Print, word for word, every line from the beginning of the listing up to and including the line with "const glmErr = [0, 2.5, 2.3, 2.3, 1.5, 1.8, 2]". Pictures are to be excluded.

··· Information provided ···

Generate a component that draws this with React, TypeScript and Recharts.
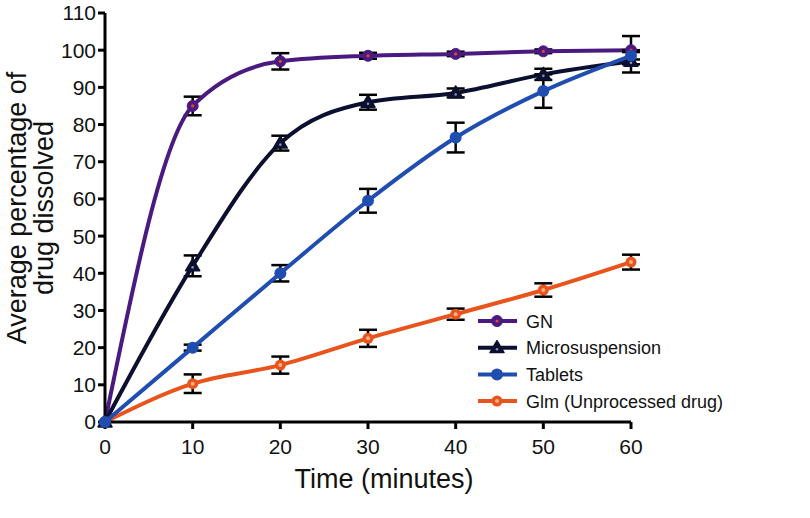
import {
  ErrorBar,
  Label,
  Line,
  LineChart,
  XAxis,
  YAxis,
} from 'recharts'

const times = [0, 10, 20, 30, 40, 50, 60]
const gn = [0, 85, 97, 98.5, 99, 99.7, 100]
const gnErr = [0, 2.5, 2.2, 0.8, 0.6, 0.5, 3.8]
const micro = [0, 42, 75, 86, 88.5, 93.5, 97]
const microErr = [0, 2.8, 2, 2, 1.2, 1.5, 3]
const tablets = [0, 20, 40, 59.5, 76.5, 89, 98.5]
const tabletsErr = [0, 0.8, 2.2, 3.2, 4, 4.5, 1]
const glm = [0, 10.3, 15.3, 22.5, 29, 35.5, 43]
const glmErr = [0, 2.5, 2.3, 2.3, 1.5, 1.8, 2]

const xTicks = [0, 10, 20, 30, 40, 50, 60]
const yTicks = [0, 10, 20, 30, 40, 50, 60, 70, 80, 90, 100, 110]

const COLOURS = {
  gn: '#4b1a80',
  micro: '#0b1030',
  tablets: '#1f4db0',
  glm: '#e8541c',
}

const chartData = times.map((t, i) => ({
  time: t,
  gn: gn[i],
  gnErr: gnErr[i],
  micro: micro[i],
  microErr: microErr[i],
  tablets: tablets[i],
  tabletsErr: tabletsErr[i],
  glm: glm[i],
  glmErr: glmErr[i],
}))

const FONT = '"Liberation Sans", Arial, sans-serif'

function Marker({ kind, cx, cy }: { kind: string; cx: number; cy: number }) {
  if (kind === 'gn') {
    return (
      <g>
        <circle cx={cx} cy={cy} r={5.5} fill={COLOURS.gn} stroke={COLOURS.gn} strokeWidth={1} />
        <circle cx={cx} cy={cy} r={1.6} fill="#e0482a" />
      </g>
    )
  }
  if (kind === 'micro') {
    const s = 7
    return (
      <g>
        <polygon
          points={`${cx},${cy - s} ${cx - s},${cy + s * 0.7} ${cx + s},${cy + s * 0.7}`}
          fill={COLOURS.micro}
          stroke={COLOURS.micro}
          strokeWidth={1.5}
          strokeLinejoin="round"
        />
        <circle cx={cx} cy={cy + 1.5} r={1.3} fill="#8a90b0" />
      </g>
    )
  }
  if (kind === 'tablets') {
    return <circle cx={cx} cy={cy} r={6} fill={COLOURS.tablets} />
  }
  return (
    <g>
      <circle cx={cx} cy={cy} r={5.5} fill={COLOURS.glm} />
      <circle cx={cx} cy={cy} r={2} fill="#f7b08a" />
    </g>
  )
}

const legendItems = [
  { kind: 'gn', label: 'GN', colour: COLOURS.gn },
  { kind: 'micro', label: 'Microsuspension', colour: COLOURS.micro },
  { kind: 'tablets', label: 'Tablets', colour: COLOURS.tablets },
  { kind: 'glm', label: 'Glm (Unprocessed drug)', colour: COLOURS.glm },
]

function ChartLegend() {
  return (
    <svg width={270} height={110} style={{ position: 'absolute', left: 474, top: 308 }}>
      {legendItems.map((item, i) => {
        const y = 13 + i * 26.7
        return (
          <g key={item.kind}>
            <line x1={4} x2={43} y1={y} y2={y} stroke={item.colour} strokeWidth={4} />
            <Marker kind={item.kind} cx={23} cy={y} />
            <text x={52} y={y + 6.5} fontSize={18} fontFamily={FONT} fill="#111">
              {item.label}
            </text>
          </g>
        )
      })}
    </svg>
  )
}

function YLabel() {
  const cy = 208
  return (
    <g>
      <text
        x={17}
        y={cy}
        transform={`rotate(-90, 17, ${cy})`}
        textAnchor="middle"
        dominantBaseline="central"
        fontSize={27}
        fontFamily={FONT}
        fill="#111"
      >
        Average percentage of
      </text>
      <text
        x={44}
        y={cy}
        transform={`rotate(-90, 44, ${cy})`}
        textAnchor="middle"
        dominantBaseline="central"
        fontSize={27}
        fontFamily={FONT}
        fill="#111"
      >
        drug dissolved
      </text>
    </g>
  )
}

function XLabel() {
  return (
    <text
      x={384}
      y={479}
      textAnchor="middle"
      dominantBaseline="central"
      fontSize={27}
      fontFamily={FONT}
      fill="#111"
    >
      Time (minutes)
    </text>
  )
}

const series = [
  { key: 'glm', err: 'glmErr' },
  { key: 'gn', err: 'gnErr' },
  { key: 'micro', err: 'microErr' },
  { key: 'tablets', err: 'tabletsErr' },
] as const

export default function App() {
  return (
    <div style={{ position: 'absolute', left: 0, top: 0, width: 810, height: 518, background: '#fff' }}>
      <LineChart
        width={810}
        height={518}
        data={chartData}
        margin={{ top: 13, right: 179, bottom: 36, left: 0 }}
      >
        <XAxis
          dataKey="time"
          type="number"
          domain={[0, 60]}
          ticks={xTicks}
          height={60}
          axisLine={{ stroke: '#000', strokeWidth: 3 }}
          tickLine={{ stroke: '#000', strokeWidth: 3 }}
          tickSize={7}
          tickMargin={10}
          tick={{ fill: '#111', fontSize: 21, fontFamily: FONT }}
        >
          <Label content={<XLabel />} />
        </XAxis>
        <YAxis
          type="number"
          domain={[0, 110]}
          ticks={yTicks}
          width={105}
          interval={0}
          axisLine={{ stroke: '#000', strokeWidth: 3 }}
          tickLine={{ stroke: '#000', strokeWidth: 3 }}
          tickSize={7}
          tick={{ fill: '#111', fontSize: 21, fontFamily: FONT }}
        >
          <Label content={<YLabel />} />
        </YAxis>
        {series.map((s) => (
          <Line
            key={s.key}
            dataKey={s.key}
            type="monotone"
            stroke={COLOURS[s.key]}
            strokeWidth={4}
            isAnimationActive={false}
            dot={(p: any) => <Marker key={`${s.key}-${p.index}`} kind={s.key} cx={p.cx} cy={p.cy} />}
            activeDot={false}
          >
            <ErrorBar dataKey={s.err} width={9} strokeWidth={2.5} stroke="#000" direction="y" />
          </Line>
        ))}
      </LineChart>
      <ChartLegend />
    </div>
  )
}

···

Solved problem
Generate a component that draws this with React, TypeScript and Recharts.
import {
  ErrorBar,
  Label,
  Line,
  LineChart,
  XAxis,
  YAxis,
} from 'recharts'

const times = [0, 10, 20, 30, 40, 50, 60]
const gn = [0, 85, 97, 98.5, 99, 99.7, 100]
const gnErr = [0, 2.5, 2.2, 0.8, 0.6, 0.5, 3.8]
const micro = [0, 42, 75, 86, 88.5, 93.5, 97]
const microErr = [0, 2.8, 2, 2, 1.2, 1.5, 3]
const tablets = [0, 20, 40, 59.5, 76.5, 89, 98.5]
const tabletsErr = [0, 0.8, 2.2, 3.2, 4, 4.5, 1]
const glm = [0, 10.3, 15.3, 22.5, 29, 35.5, 43]
const glmErr = [0, 2.5, 2.3, 2.3, 1.5, 1.8, 2]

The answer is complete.